By the time we get a good gawk at Harrelson’s ridiculous Frankenstein haircut-wig; by the time Carnage kills a prison warden by inexplicably turning himself into a tornado; by the time Venom briefly divorces himself from Eddie, meanders into an LGBTQ rave and yell-growls “Look at all these weirdos. My kind of people!”, this movie has reached a ripe level of juvenile annoyance, of pervasive peabrainedness, of “comedy” in the fullest sense of the quote marks, that you just want to flick it away like a mosquito. And like the bug to your blood, the movie feels like it’s gorging on your intelligence, quaffing the IQ points until you’re a husk, your smooth muscle pumping blood to a brain no longer capable of anything more than basic, unconscious function.

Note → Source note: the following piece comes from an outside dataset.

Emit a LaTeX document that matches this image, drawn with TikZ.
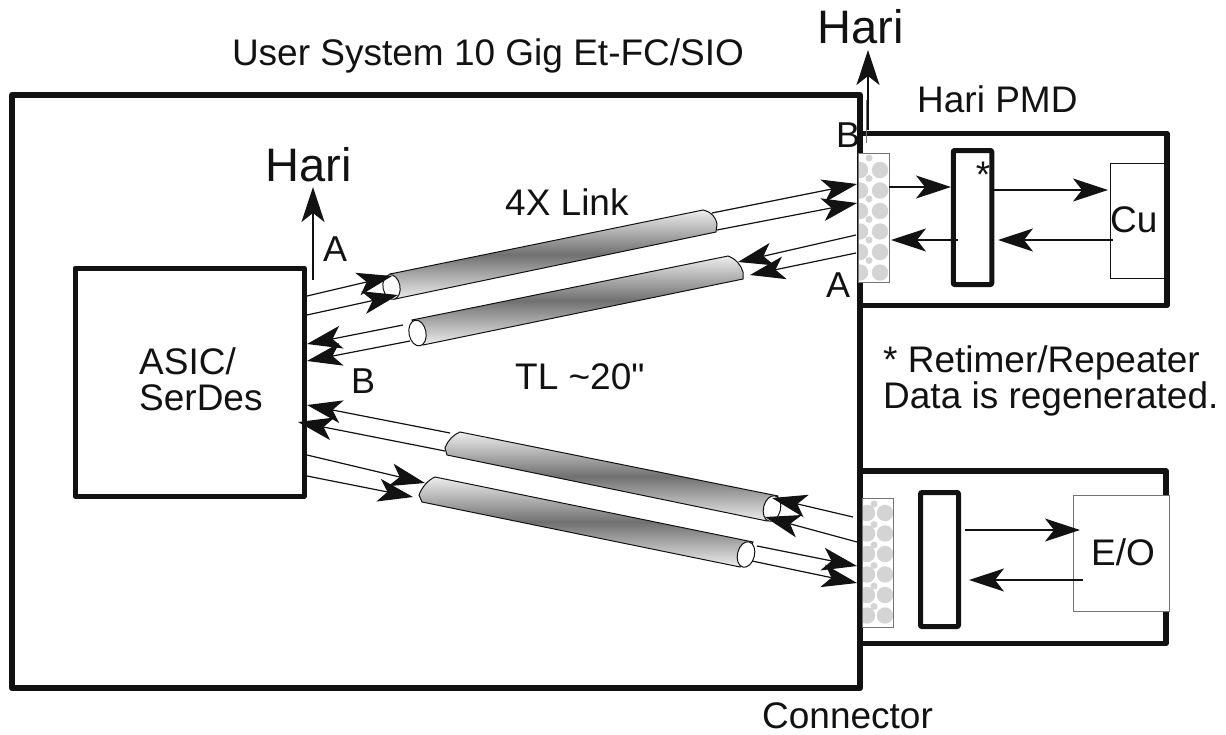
\documentclass[tikz,border=0pt]{standalone}
\usepackage{fontspec}
\setmainfont{Liberation Sans}
\newfontfamily\plainsans{Liberation Sans}[Ligatures=NoCommon]
\usetikzlibrary{arrows.meta}
\definecolor{ink}{gray}{0.07}
\tikzset{
  thick box/.style={draw=ink,line width=5.5pt,line join=round,fill=none},
  mid box/.style={draw=ink,line width=5pt,line join=round,inner sep=0pt},
  thin box/.style={draw=black!55,line width=1pt},
  wire/.style={draw=ink,line width=1.2pt,-{Stealth[length=35pt,width=23pt,inset=9pt,fill=ink]}},
  label/.style={text=ink,font=\fontsize{37}{42}\selectfont,inner sep=0pt,align=left,anchor=base west},
  letter/.style={label,font=\fontsize{36}{40}\selectfont},
  big/.style={text=ink,font=\fontsize{47}{50}\selectfont,inner sep=0pt},
  cyl/.style={draw=ink,line width=1pt,top color=black!7,bottom color=black!7,middle color=black!56},
  end/.style={draw=ink,line width=1pt,fill=white},
  dot/.style={fill=black!17,draw=none},
}
\newcommand{\wirebetween}[3]{%
  \coordinate (#1a) at (#2); \coordinate (#1b) at (#3);
  \draw[wire] (#1a) -- (#1b);}
\newcommand{\dotcolumn}[5]{%
  \foreach \k in {0,...,5}{
    \fill[dot] (#1,#4+20.5*\k) circle[radius=8.2pt];
    \fill[dot] (#2,#4+20.5*\k) circle[radius=8.2pt];
    \fill[dot] (#3,#5+20.5*\k) circle[radius=3.5pt];
  }}
\begin{document}
\begin{tikzpicture}[x=1pt,y=-1pt]
\useasboundingbox (0,0) rectangle (1226,734);
% outer boxes
\node[thick box,line width=6pt,minimum width=848pt,minimum height=593pt,inner sep=0pt] (sys) at (436,391.5) {};
\node[mid box,minimum width=229pt,minimum height=228pt] (asic) at (189.5,382) {};
\node[label] (asictext1) at (139,374) {ASIC/};
\node[label] (asictext2) at (139,410) {SerDes};
\draw[thick box] (861,133.5) -- (1167,133.5) -- (1167,305.5) -- (861,305.5);
\draw[thick box] (861,471) -- (1166,471) -- (1166,643.5) -- (861,643.5);
% connectors with dots
\begin{scope}
\clip (858,153) rectangle (889,282);
\fill[white] (858,153) rectangle (889,282);
\dotcolumn{880}{860}{869}{170}{158}
\end{scope}
\node[thin box,minimum width=31pt,minimum height=129pt,inner sep=0pt] (conna) at (873.5,217.5) {};
\begin{scope}
\clip (862,498) rectangle (893,627);
\fill[white] (862,498) rectangle (893,627);
\dotcolumn{885}{867}{874}{513}{504}
\end{scope}
\node[thin box,minimum width=31pt,minimum height=129pt,inner sep=0pt] (connb) at (877.5,562.5) {};
% retimers, terminations
\node[mid box,rounded corners=1pt,minimum width=38.5pt,minimum height=134pt] (ret) at (972.5,217.5) {};
\node[mid box,rounded corners=1pt,minimum width=38pt,minimum height=134pt] (rep) at (939.5,559.5) {};
\node[draw=ink,line width=0.8pt,minimum width=56pt,minimum height=115pt,inner sep=0pt] (cu) at (1138,220.5) {};
\node[thin box,fill=white,minimum width=96pt,minimum height=116pt,inner sep=0pt] (eo) at (1121,553) {};
% cylinders
\path[cyl] (390,274) -- (703,210) .. controls (712,212) and (716,218) .. (717,224) -- (716,232) -- (395,299) -- cycle;
\path[end] (391.5,287) ellipse [x radius=8.5pt,y radius=12.5pt,rotate=11];
\path[cyl] (412,320) -- (728,256) .. controls (736,259) and (741,265) .. (743,272) -- (743,279) -- (423,345) -- cycle;
\path[end] (417.5,333) ellipse [x radius=8.5pt,y radius=13pt,rotate=11];
\path[cyl] (447,455) -- (445,448) .. controls (448,440) and (453,435) .. (460,432) -- (778,496) -- (767,521) -- cycle;
\path[end] (772,508.5) ellipse [x radius=8.5pt,y radius=13pt,rotate=-14];
\path[cyl] (422,502) -- (419,495) .. controls (422,487) and (428,480) .. (435,477) -- (753,542) -- (740,567) -- cycle;
\path[end] (746,554.5) ellipse [x radius=8.5pt,y radius=13pt,rotate=-14];
% wires, upper link
\wirebetween{ua}{307,296}{392,276}
\wirebetween{ub}{307,315}{398,295}
\wirebetween{uc}{403,325}{307,344}
\wirebetween{ud}{410,341}{307,361}
\wirebetween{ue}{712,213}{857,184}
\wirebetween{uf}{717,230}{857,203}
\wirebetween{ug}{856,235}{738,262}
\wirebetween{uh}{856,253}{750,275}
% wires, lower link
\wirebetween{la}{450,433}{307,405}
\wirebetween{lb}{445,451}{298,422}
\wirebetween{lc}{307,455}{425,483}
\wirebetween{ld}{307,476}{413,497}
\wirebetween{le}{853,517}{772,498}
\wirebetween{lf}{857,542}{765,517}
\wirebetween{lg}{757,546}{857,566}
\wirebetween{lh}{752,561}{857,583}
% internal wires
\wirebetween{ia}{889,187}{951,187}
\wirebetween{ib}{958,240}{891,240}
\wirebetween{ic}{993,190}{1108,190}
\wirebetween{id}{1113,240}{998,240}
\wirebetween{ie}{965,530}{1080,530}
\wirebetween{if}{1083,580}{969,580}
% Hari arrows
\wirebetween{ha}{868,130}{868,50}
\wirebetween{hb}{313,280}{313,187}
\coordinate (hc) at (866,100); \coordinate (hd) at (866,143);
\draw[draw=black!55,line width=1pt] (hc) -- (hd);
% texts
\node[label,anchor=center] (title) at (488,56) {User System 10 Gig Et-FC/SIO};
\node[big] (hari1) at (861,27) {Hari};
\node[big] (hari2) at (309,165) {Hari};
\node[label] (pmd) at (917,112) {Hari PMD};
\node[letter] (bb) at (836,147) {B};
\node[letter] (ab) at (826,297) {A};
\node[letter] (al) at (323,261) {A};
\node[letter] (bl) at (351,393) {B};
\node[label] (link) at (505,215) {4X Link};
\node[label,font=\fontsize{37}{42}\selectfont\plainsans] (tl) at (515,389) {TL \textasciitilde20"};
\node[label,anchor=center] (st) at (983,175) {*};
\node[label] (cutext) at (1110,232) {Cu};
\node[label] (eotext) at (1091,565) {E/O};
\node[label] (r1) at (883,372) {* Retimer/Repeater};
\node[label] (r2) at (883,408) {Data is regenerated.};
\node[label] (con) at (762,728) {Connector};
\end{tikzpicture}
\end{document}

V: LTBC is the type of movie with a big final grand kerflooey of mass destruction, its two endlessly morphing tentacular creatures flying toward each other, engaging in mid-air lunge-punches over and over again until we care about absolutely nothing that happens, in the movie or perhaps in the entirety of existence. None of the film makes sense, or maybe it’s just not worth the effort to make sense of it; is there a difference? It’s overstimulation to the point of ultraboredom. It’s the visual equivalent of a sheet of noise, and the one-liner-laden dialogue is just a louder, more grating sheet on top of the first sheet. So, yes, this movie sure is a whole lot of sheet.

Our Call: SKIP IT. Venom: Let There Be Carnage is a disconcerting experience.